> **INSTRUCTION**: Retype, with no alterations, every line between the one containing "What seaborn and" and the one containing "y_ticks = [30, 40, 50]", counting both of those lines too. Pictures are to be left out.

> **RECORDS FOR PROCESSING**:
□ □ □ □

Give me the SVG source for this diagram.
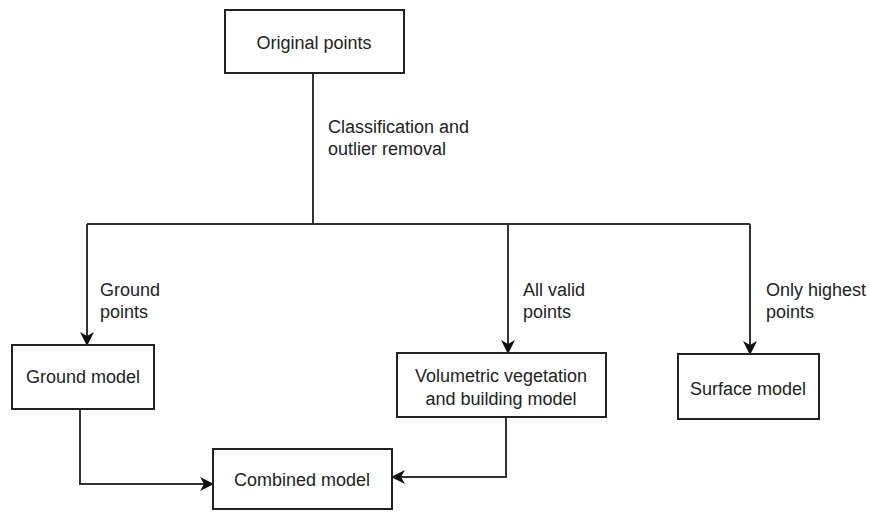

□ □ □ □

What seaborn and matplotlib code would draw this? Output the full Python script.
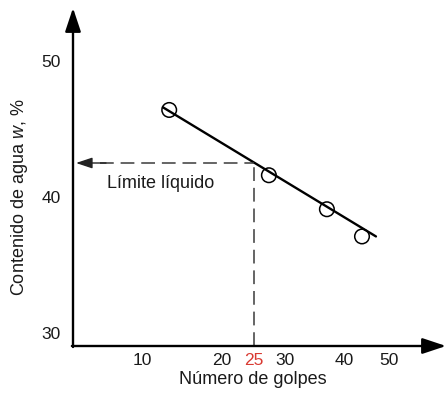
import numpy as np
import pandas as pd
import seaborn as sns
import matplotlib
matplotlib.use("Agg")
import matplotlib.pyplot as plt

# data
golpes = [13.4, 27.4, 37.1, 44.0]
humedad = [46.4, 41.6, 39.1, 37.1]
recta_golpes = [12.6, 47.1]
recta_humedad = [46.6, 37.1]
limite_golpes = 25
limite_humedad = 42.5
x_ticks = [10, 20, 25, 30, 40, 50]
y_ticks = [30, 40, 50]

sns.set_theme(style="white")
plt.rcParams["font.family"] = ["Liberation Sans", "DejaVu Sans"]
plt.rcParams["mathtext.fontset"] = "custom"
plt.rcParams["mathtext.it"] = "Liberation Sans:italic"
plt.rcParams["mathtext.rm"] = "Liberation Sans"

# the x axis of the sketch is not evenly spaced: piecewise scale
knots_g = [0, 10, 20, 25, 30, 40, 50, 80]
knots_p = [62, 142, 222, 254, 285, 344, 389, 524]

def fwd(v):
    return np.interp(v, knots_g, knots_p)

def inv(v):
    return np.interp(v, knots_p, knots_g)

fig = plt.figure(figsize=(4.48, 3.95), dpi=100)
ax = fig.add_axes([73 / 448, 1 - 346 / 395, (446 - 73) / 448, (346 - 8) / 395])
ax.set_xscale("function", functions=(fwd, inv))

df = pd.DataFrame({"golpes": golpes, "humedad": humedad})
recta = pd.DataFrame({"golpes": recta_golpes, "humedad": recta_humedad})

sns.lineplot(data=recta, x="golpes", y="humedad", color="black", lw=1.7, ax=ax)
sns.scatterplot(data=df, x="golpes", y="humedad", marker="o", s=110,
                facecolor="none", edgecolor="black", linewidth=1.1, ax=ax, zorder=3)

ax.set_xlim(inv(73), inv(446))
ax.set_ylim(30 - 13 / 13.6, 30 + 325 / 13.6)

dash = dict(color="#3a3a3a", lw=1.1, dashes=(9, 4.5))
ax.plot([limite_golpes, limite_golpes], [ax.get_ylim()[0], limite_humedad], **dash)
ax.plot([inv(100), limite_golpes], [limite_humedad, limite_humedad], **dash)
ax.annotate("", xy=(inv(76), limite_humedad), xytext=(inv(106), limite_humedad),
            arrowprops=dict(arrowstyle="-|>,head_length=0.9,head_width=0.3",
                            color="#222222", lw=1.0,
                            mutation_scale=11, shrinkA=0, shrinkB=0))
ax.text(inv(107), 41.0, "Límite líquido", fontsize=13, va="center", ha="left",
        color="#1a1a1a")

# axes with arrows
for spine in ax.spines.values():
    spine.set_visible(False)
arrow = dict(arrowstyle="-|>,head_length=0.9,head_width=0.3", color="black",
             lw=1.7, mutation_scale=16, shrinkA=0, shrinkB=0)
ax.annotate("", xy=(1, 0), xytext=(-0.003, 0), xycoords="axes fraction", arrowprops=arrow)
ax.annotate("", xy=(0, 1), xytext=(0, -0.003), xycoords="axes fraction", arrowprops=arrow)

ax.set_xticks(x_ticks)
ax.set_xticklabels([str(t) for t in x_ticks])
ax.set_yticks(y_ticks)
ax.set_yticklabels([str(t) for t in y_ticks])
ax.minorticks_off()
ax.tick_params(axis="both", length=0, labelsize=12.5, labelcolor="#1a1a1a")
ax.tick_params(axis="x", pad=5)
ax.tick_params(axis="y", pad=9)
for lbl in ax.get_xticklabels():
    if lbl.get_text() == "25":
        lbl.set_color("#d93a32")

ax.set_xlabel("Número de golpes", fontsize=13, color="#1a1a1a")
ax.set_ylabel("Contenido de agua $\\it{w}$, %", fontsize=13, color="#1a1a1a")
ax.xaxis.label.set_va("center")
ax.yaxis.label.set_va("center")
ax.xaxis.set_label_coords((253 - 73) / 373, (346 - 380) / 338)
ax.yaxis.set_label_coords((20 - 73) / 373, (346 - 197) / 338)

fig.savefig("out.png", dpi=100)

□ □ □ □

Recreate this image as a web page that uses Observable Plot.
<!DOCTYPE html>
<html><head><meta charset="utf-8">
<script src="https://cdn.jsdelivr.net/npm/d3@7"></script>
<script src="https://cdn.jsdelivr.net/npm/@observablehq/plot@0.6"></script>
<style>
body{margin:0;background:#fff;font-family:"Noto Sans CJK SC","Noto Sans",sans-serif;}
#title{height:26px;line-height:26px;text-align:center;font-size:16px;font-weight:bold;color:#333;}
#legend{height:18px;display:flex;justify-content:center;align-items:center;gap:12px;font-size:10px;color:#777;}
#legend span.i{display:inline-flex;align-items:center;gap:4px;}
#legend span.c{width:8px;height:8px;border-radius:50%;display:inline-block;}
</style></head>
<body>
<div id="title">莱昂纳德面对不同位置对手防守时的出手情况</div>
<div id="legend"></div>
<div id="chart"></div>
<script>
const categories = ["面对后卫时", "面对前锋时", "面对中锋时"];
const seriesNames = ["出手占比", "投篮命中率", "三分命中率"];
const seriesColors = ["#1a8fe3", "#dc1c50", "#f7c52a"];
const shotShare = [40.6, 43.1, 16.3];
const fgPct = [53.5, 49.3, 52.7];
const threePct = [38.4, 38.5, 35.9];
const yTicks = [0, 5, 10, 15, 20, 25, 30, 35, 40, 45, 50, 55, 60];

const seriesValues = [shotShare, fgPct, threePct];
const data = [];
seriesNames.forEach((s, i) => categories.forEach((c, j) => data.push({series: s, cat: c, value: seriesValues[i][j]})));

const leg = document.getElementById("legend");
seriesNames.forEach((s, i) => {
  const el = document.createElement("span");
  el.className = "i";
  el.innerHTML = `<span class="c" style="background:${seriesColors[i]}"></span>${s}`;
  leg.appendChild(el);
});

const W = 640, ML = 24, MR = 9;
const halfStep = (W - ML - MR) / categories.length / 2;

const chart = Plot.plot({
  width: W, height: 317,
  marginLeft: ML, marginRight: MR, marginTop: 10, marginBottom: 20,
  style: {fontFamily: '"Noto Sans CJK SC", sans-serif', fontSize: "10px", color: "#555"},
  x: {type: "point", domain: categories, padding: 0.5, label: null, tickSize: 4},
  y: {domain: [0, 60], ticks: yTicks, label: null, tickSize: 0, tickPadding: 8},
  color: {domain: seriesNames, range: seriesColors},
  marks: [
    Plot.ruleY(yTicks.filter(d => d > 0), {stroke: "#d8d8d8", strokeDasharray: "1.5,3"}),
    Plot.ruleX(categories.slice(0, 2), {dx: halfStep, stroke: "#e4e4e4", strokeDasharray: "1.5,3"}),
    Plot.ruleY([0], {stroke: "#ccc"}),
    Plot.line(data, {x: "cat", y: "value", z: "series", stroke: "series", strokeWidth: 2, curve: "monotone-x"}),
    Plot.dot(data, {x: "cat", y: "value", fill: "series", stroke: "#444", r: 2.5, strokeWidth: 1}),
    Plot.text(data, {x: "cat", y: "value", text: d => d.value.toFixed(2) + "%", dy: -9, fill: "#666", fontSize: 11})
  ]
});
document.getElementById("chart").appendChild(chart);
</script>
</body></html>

□ □ □ □

> **FULL RESPONSE**:
What seaborn and matplotlib code would draw this? Output the full Python script.
import numpy as np
import pandas as pd
import seaborn as sns
import matplotlib
matplotlib.use("Agg")
import matplotlib.pyplot as plt

# data
golpes = [13.4, 27.4, 37.1, 44.0]
humedad = [46.4, 41.6, 39.1, 37.1]
recta_golpes = [12.6, 47.1]
recta_humedad = [46.6, 37.1]
limite_golpes = 25
limite_humedad = 42.5
x_ticks = [10, 20, 25, 30, 40, 50]
y_ticks = [30, 40, 50]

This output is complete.